The dictionary defines love (noun) as a profoundly tender, passionate affection for another person. That is just the first definition. There are many. And we know we can also “love” our cars, our dogs, gardening, reading, our new job, and our houses.
The word love dates back pre-900 from Middle English. It came from the Old English lufu. Cognates include the Old High German luba and Old English lufian, as well as Old Frisian luvia.
Synonyms for love include fondness, passion, tenderness, adoration, affection.
There are some interesting words that specify certain types of love and cannot be translated into English:
Mamihlapinatapai (Yaghan language of Tierra del Fuego) – This word describes the look shared by two people who are each waiting for the other to make the first move. Oh, you know that look!
Koi No Yokan (Japanese) – This word describes the feeling upon meeting someone that love is in the cards, in time. Not quite love at first sight, but almost!
Retrouvailles (French) – This is the happiness you feel when reuniting with a love after a long separation.
Onsra (Boro language of India) – This word means to love for the last time.
Ya’aburnee (Arabic) – I do not even want to imagine life without you!
Although there is only one word for love in English (save the not-quite-right synonyms), Sanskrit tops them all with 96 words. Ancient Persian has 80, and Greek 3.
The suffix -phile means a lover of or enthusiast of. Bibliophile is a fairly common word meaning someone who loves books. And the word audiophile has been around for quite a while to describe someone who is an enthusiast of speakers and other audio equipment (love in a hobby kind of way!)

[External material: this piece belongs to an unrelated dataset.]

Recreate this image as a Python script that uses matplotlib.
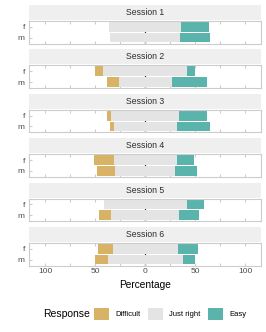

There are many other interesting words with the -phile suffix. Some are not immediately clear from the root word: for example, bookphile might be clearer to many people than bibliophile. By the way, -phile comes from the Latin philus and the Greek philos (dear, beloved).
autophile – Jay Leno, for example! A car enthusiast.
acidophile – An organism that thrives in acidic conditions.
bulbophile – A person obsessed with bulb plants!
caninophile – Yup, dogs! That defines many of us.
cryophile – An organism that thrives at low temperatures.
computerphile – Yes, I think that for most of us, it is a love/hate kind of thing.
discophile – One who loves records (remember those?). Apparently not one who loves the disco!
foodophile – OK, I admit it!
galanthophile – An enthusiastic collector of snowflakes.
hippophile – Someone who loves horses (not hippos?).
Lusophile – One who loves the Portuguese language and culture.
ostreaphile – A love of oysters.
paperphile – Yup. That is what it means!
pogonophile – One who loves or studies beards. (It takes all kinds; and I love beards!)
retrophile – One who loves things from the past.
taphophile – One who is interested in cemeteries, funerals, and gravestones.
turophile – A lover and connoisseur of cheese.
umbraphile – One who loves seeing eclipses.
xenophile – Lover of foreign cultures and people.
And that is your lesson on love. Happy Valentines Day from The Grammar Diva!